SQL Slammer (Note: Other names include W32.SQLExp.Worm, DDOS.SQLP1434.A, the Sapphire Worm, SQL_HEL, W32/SQLSlammer and Helkern.) is a 2003 computer worm that caused a denial of service on some Internet hosts and dramatically slowed general Internet traffic. It also crashed routers around the world, causing even more slowdowns. It spread rapidly, infecting most of its 75,000 victims within 10 minutes.

The program exploited a buffer overflow bug in Microsoft's SQL Server and Desktop Engine database products. Although the MS02-039 (CVE-2002-0649) patch had been released six months earlier, many organizations had not yet applied it.

==Technical details==
The worm was based on proof of concept code demonstrated at the Black Hat Briefings by David Litchfield, who had initially discovered the buffer overflow vulnerability that the worm exploited. It is a small piece of code that does little other than generate random IP addresses and send itself out to those addresses. If a selected address happens to belong to a host that is running an unpatched copy of Microsoft SQL Server Resolution Service listening on UDP port 1434, the host immediately becomes infected and begins spraying the Internet with more copies of the worm program.

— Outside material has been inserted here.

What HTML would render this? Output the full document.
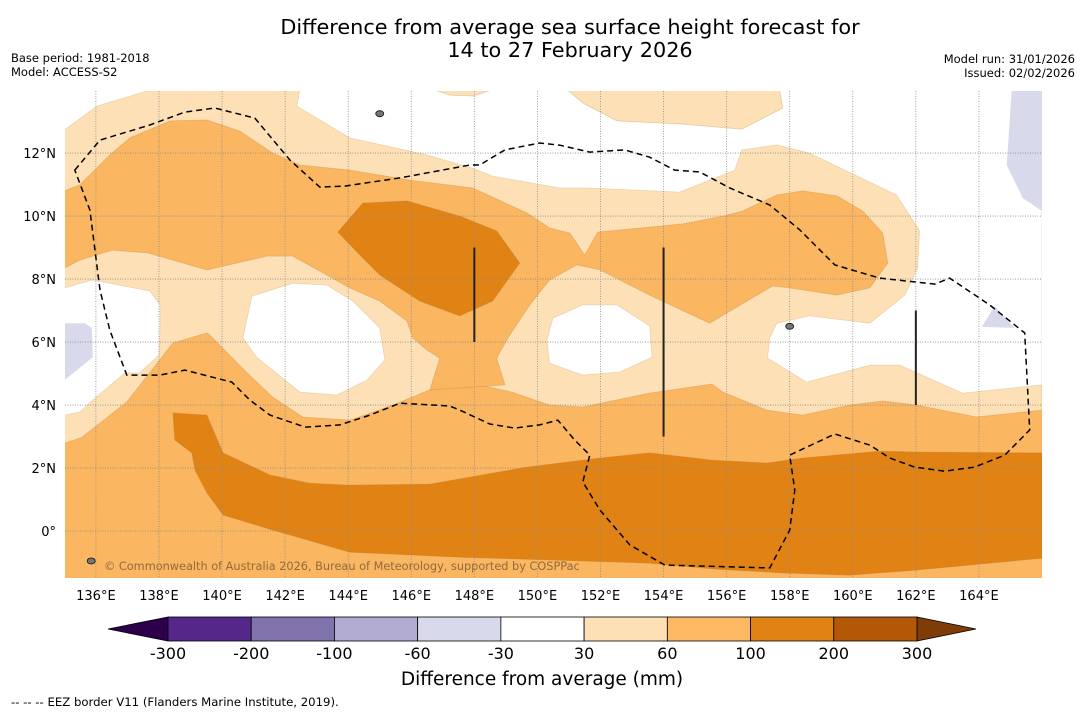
<!DOCTYPE html>
<html><head><meta charset="utf-8"><style>
html,body{margin:0;padding:0;background:#fff;}
svg{display:block;font-family:"DejaVu Sans","Liberation Sans",sans-serif;}
</style></head><body>
<svg id="chart" width="1085" height="713" viewBox="0 0 1085 713" xmlns="http://www.w3.org/2000/svg">
<text x="570" y="34" font-size="20.8" text-anchor="middle">Difference from average sea surface height forecast for</text>
<text x="570" y="57" font-size="20.8" text-anchor="middle">14 to 27 February 2026</text>
<text x="11" y="62" font-size="11.5">Base period: 1981-2018</text>
<text x="11" y="76" font-size="11.5">Model: ACCESS-S2</text>
<text x="1075" y="63" font-size="11.5" text-anchor="end">Model run: 31/01/2026</text>
<text x="1075" y="77" font-size="11.5" text-anchor="end">Issued: 02/02/2026</text>
<defs><clipPath id="mapclip"><rect x="65" y="91" width="977" height="487"/></clipPath></defs>
<g id="map" clip-path="url(#mapclip)"></g>
<g id="axes"></g>
<g id="cbar"></g>
<text x="542" y="685" font-size="18.5" text-anchor="middle">Difference from average (mm)</text>
<text x="11" y="706" font-size="11.7">--  --  -- EEZ border V11 (Flanders Marine Institute, 2019).</text>
</svg>
<script>
// ---- data (lon/lat contour polygons) ----
var lonTicks=[136,138,140,142,144,146,148,150,152,154,156,158,160,162,164];
var latTicks=[0,2,4,6,8,10,12];
var lightBig=[[135,14],[166,14],[166,3.84],[163.93,3.62],[162.03,4.0],[160.95,4.13],[159.9,4.0],[158.41,3.68],[157.27,3.84],[155.88,4.41],[155.53,4.67],[153.56,4.38],[151.44,3.94],[150.39,4.0],[149.19,4.41],[148.17,4.64],[146.9,4.64],[146.59,4.48],[145.41,4.0],[144.05,3.52],[142.56,3.62],[141.61,4.25],[140.79,5.02],[139.61,6.22],[139.52,6.29],[138.44,5.97],[136.98,4.1],[135.56,2.98],[135,2.79]];
var midUpper=[[135,10.8],[135.49,10.99],[136.44,11.94],[137.08,12.48],[138.35,13.02],[139.52,13.05],[140.56,12.7],[141.61,12.0],[142.47,11.62],[144.05,11.46],[145.95,11.14],[147.95,10.89],[149.66,10.1],[150.39,9.62],[151.03,9.46],[151.5,8.76],[151.91,9.49],[154.61,9.75],[155.88,10.0],[156.51,10.16],[157.59,10.67],[158.41,10.8],[159.49,10.64],[160.31,10.16],[160.95,9.46],[161.11,8.51],[160.54,7.72],[159.49,7.49],[158.0,7.72],[157.46,7.78],[155.46,6.6],[153.56,7.49],[151.98,8.29],[151.25,8.45],[150.39,7.97],[149.76,7.18],[149.12,6.22],[148.71,5.49],[148.97,4.64],[146.59,4.48],[146.9,5.49],[146.49,5.75],[146.05,6.13],[145.86,6.67],[145.0,7.3],[144.05,7.72],[143.32,8.13],[142.24,8.73],[141.42,8.73],[139.52,8.29],[137.65,8.83],[136.51,8.92],[135.49,8.6],[135,8.35]];
var darkBlob=[[143.67,9.49],[144.46,10.41],[145.86,10.48],[147.54,10.0],[148.71,9.53],[149.44,8.51],[148.58,7.3],[147.54,6.83],[146.27,7.3],[145.0,8.13],[144.37,8.76]];
var darkBand=[[138.5,2.89],[138.44,3.75],[139.52,3.68],[140.03,2.48],[141.52,1.78],[142.78,1.52],[144.05,1.46],[146.59,1.49],[149.66,2.03],[151.98,2.32],[153.56,2.48],[155.56,2.25],[157.27,2.16],[158.41,2.32],[160.85,2.54],[162.03,2.51],[166,2.48],[166,-0.86],[162.03,-1.24],[159.9,-1.4],[157.78,-1.33],[155.69,-1.21],[153.56,-1.02],[150.39,-0.92],[147.54,-0.83],[144.05,-0.67],[141.61,0.03],[140.03,0.51],[139.52,1.21],[139.14,1.94],[139.04,2.48]];
var whiteTopLeft=[[135,14],[137.71,14],[136.03,13.49],[135,12.73]];
var whiteTopCenter=[[142.47,14],[142.37,13.49],[144.05,12.48],[146.49,11.94],[147.95,11.52],[148.58,11.27],[150.71,10.89],[151.66,10.89],[154.51,10.76],[156.26,11.46],[156.48,12.1],[157.59,12.26],[158.63,12.0],[161.39,10.67],[162.12,9.53],[162.06,8.35],[161.65,7.49],[160.54,6.6],[158.63,6.83],[157.59,6.6],[157.37,6.13],[157.3,5.49],[158.54,4.73],[160.54,5.27],[161.49,5.27],[163.48,4.38],[166,4.64],[166,14]];
var whiteLeft=[[135,7.72],[135.9,7.97],[137.71,7.62],[138.03,7.18],[138.03,6.38],[138.0,5.59],[137.39,5.02],[136.92,5.02],[135.9,4.16],[135.49,3.78],[135,3.68]];
var whiteLeftCenter=[[140.95,7.46],[142.24,7.87],[143.32,7.81],[144.15,7.3],[145.0,6.45],[145.16,5.43],[144.59,4.79],[143.64,4.32],[142.47,4.41],[141.1,5.52],[140.66,6.13]];
var whiteCenter=[[150.49,6.76],[151.44,7.18],[152.52,7.18],[153.56,6.51],[153.63,5.52],[152.61,5.05],[151.44,4.95],[150.39,5.33],[150.3,6.06]];
var lightPatch1=[[146.75,14],[147.22,13.84],[147.95,13.81],[148.55,14]];
var lightPatch2=[[150.96,14],[151.44,13.59],[152.52,13.02],[154.61,12.92],[156.48,12.76],[157.78,13.43],[157.68,14]];
var lavTopRight=[[165.04,14],[164.88,11.62],[165.39,10.57],[166,10.16],[166,14]];
var lavSmall=[[164.5,7.14],[164.09,6.48],[165.13,6.45]];
var lavLeft=[[135,6.6],[135.65,6.6],[135.87,6.45],[135.9,5.52],[135,4.79]];
var eez=[[135.33,11.46],[136.13,12.41],[137.71,12.89],[138.82,13.3],[139.77,13.43],[141.04,13.11],[142.15,11.78],[143.1,10.92],[143.89,10.95],[145.64,11.21],[147.86,11.62],[148.17,11.62],[148.97,12.1],[150.07,12.32],[150.71,12.25],[151.66,12.03],[152.77,12.1],[153.56,11.87],[154.35,11.46],[155.15,11.4],[156.1,10.89],[157.37,10.35],[158.32,9.56],[159.43,8.45],[160.85,8.03],[162.6,7.84],[163.07,8.03],[164.34,7.18],[165.45,6.29],[165.61,3.21],[164.82,2.41],[163.86,2.03],[162.91,1.9],[161.96,2.03],[161.17,2.32],[160.54,2.73],[159.43,3.08],[158.0,2.41],[158.16,1.3],[158.0,0.03],[157.37,-1.17],[154.04,-1.08],[152.93,-0.44],[151.98,0.67],[151.44,1.56],[151.66,2.41],[151.18,2.89],[150.65,3.52],[150.07,3.37],[149.28,3.27],[148.49,3.4],[147.54,3.84],[147.22,3.97],[145.64,4.06],[144.69,3.68],[143.73,3.37],[142.63,3.3],[141.52,3.68],[140.88,4.16],[140.31,4.73],[138.82,5.11],[138.03,4.95],[136.98,4.95],[136.44,6.38],[136.13,7.65],[135.81,10.19]];
var segLon=[148,154,162];
var segLat0=[6,3,4];
var segLat1=[9,9,7];
var islands=[[145.0,13.25],[158.0,6.5],[135.85,-0.95]];
var cbarLabels=["-300","-200","-100","-60","-30","30","60","100","200","300"];
var cbarColors=["#542788","#8073ac","#b2abd2","#d8daeb","#ffffff","#fee0b6","#fdb863","#e08214","#b35806"];
var cbarExt=["#2d004b","#7f3b08"];

// ---- projection ----
var X0=65,X1=1042,Y0=91,Y1=578,LON0=135.02,LON1=166.0,LAT0=13.97,LAT1=-1.49;
function px(lon){return X0+(lon-LON0)/(LON1-LON0)*(X1-X0);}
function py(lat){return Y0+(LAT0-lat)/(LAT0-LAT1)*(Y1-Y0);}
var NS="http://www.w3.org/2000/svg";
function mk(tag,attrs,parent){var e=document.createElementNS(NS,tag);for(var k in attrs)e.setAttribute(k,attrs[k]);parent.appendChild(e);return e;}
function pts(arr){return arr.map(function(p){return px(p[0]).toFixed(1)+","+py(p[1]).toFixed(1);}).join(" ");}
var map=document.getElementById('map');
var bg=mk('rect',{x:X0,y:Y0,width:X1-X0,height:Y1-Y0,fill:'#fab660'},map);


function poly(arr,fill,name,stroke){var e=mk('polygon',{points:pts(arr),fill:fill,stroke:stroke||'rgba(190,130,60,0.35)','stroke-width':0.8},map);


return e;}
poly(lightBig,'#fde0b6','contour-30-60-main');
poly(midUpper,'#fab660','contour-60-100-upper');
poly(darkBlob,'#e08214','contour-100-200-blob');
poly(darkBand,'#e08214','contour-100-200-band');
poly(whiteTopLeft,'#ffffff','contour-neutral-topleft','rgba(190,130,60,0.25)');
poly(whiteTopCenter,'#ffffff','contour-neutral-top','rgba(190,130,60,0.25)');
poly(whiteLeft,'#ffffff','contour-neutral-left','rgba(190,130,60,0.25)');
poly(whiteLeftCenter,'#ffffff','contour-neutral-leftcenter','rgba(190,130,60,0.25)');
poly(whiteCenter,'#ffffff','contour-neutral-center','rgba(190,130,60,0.25)');
poly(lightPatch1,'#fde0b6','contour-30-60-patch1');
poly(lightPatch2,'#fde0b6','contour-30-60-patch2');
poly(lavTopRight,'#d8daeb','contour-neg-topright','none');
poly(lavSmall,'#d8daeb','contour-neg-small','none');
poly(lavLeft,'#d8daeb','contour-neg-left','none');
// grid
lonTicks.forEach(function(l){var g=mk('line',{x1:px(l),x2:px(l),y1:Y0,y2:Y1,stroke:'#8a8a8a','stroke-width':0.8,'stroke-dasharray':'1 1.5'},map);

});
latTicks.forEach(function(l){var g=mk('line',{x1:X0,x2:X1,y1:py(l),y2:py(l),stroke:'#8a8a8a','stroke-width':0.8,'stroke-dasharray':'1 1.5'},map);

});
// islands
islands.forEach(function(p,i){var c=mk('ellipse',{cx:px(p[0]),cy:py(p[1]),rx:4,ry:3,fill:'#777',stroke:'#111','stroke-width':0.8},map);

});
// EEZ
var ez=mk('polygon',{points:pts(eez),fill:'none',stroke:'#000','stroke-width':1.5,'stroke-dasharray':'6 4'},map);


segLon.forEach(function(l,i){var s=mk('line',{x1:px(l),x2:px(l),y1:py(segLat1[i]),y2:py(segLat0[i]),stroke:'#222','stroke-width':2},map);

});
var cp=mk('text',{x:104,y:570,'font-size':11.3,fill:'rgba(110,80,50,0.75)'},map);
cp.textContent='© Commonwealth of Australia 2026, Bureau of Meteorology, supported by COSPPac';


// axes labels
var axes=document.getElementById('axes');
lonTicks.forEach(function(l){var t=mk('text',{x:px(l),y:600,'font-size':13,'text-anchor':'middle'},axes);t.textContent=l+'°E';

});
latTicks.forEach(function(l){var t=mk('text',{x:56,y:py(l)+5,'font-size':13,'text-anchor':'end'},axes);t.textContent=l===0?'0°':l+'°N';

});
// colorbar
var cb=document.getElementById('cbar');
var CB0=168,CB1=917,CBY=617,CBH=24,n=cbarColors.length,w=(CB1-CB0)/n;
var tl=mk('polygon',{points:(CB0)+','+CBY+' '+(CB0-60)+','+(CBY+CBH/2)+' '+CB0+','+(CBY+CBH),fill:cbarExt[0],stroke:'#000','stroke-width':0.8},cb);


var tr=mk('polygon',{points:(CB1)+','+CBY+' '+(CB1+59)+','+(CBY+CBH/2)+' '+CB1+','+(CBY+CBH),fill:cbarExt[1],stroke:'#000','stroke-width':0.8},cb);


cbarColors.forEach(function(c,i){var r=mk('rect',{x:CB0+i*w,y:CBY,width:w,height:CBH,fill:c,stroke:'#000','stroke-width':0.8},cb);

});
cbarLabels.forEach(function(s,i){var t=mk('text',{x:CB0+i*w,y:659,'font-size':16,'text-anchor':'middle'},cb);t.textContent=s;

});
</script>
</body></html>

Home PCs are generally not vulnerable to this worm unless they have MSDE installed. The worm is so small that it does not contain code to write itself to disk, so it only stays in memory, and it is easy to remove. For example, Symantec provides a free of charge removal utility, or it can even be removed by restarting SQL Server (although the machine would likely be reinfected immediately).

The worm was made possible by a software security vulnerability in SQL Server first reported by Microsoft on 24 July 2002. A patch had been available from Microsoft for six months prior to the worm's launch, but many installations had not been patched – including many at Microsoft.

The worm began to be noticed early on 25 January 2003 (Note: Public disclosure began with Michael Bacarella posting a message to the Bugtraq security mailing list entitled "MS SQL WORM IS DESTROYING INTERNET BLOCK PORT 1434!" at 07:11:41 UTC on 25 January 2003. Similar reports were posted by Robert Boyle at 08:35 UTC and Ben Koshy at 10:28 UTC An early analysis released by Symantec is timestamped 07:45 GMT.) as it slowed systems worldwide. The slowdown was caused by the collapse of numerous routers under the burden of extremely high bombardment traffic from infected servers. Normally, when traffic is too high for routers to handle, the routers are supposed to delay or temporarily stop network traffic. Instead, some routers crashed (became unusable), and the "neighbour" routers would notice that these routers had stopped and should not be contacted (aka "removed from the routing table"). Routers started sending notices to this effect to other routers they knew about. The flood of routing table update notices caused some additional routers to fail, compounding the problem. Eventually the crashed routers' maintainers restarted them, causing them to announce their status, leading to another wave of routing table updates. Soon a significant portion of Internet bandwidth was consumed by routers communicating with each other to update their routing tables, and ordinary data traffic slowed or in some cases stopped altogether. Because the SQL Slammer worm was so small in size, sometimes it got through even when legitimate traffic could not.

Two key aspects contributed to SQL Slammer's rapid propagation. The worm infected new hosts over the sessionless UDP protocol, and the entire worm (only 376 bytes) fits inside a single packet. Each infected host would simply "fire and forget" packets as rapidly as possible.